The Rhodes Memorial.

One day someone sat gazing at the big Devils Peak, which shadows Groote Schuur and stands like a rampart of the Citadel Mountain behind. As he gazed he became inspired; he said: 'There should be a monument to Rhodes, just there, on those steep green slopes under the Watch House, where the heavy Dutch cannon were dragged up to defend the bay.' The Rhodes trustees rose up and formed the chorus.

So began the drama of the monument.

The players were reinforced. Watts from London sent a huge bronze group, Physical Energy, which is the beginning in the game of progress.

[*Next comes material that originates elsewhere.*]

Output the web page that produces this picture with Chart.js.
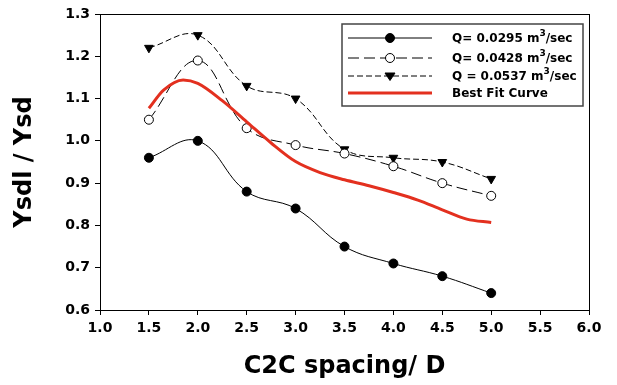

John Swan, with his wonderful head of a Michael Angelo prophet and a later Roman Emperor, Rodin of the English, came himself and drew designs for paradoxical lions.

This was our train of mind as we rode up the fir avenue of Groote Schuur bordered with blue periwinkle flowers.

BLUE HYDRANGEAS AT GROOTE SCHUUR

Home of Rhodes and a hostel for passing visitors of name and fame, it was the 'Great Barn' of long ago—the Great Barn where the 'Company's' corn, grown under such difficulties, was stored in times of plenty, that there should be food for the Company's servants, ever busy fighting off the Hottentots across the Flats, when the Batavian Directors, with great omnipotence, decreed that the homeward-bound fleet should find no room to carry rice to the vegetable settlement of Bonne Esperance. For the Company settled in the shadow, not to found an empire beyond the seas, but to 'grow vegetables for their ships.'

Groote Schuur, the great barn with its present building carefully imitative, its masses of blue hydrangeas and wisteria, white-walled terraces of plumbago and magenta bougainvillæa, and its tall pine-trees and deep, fern-banked glen.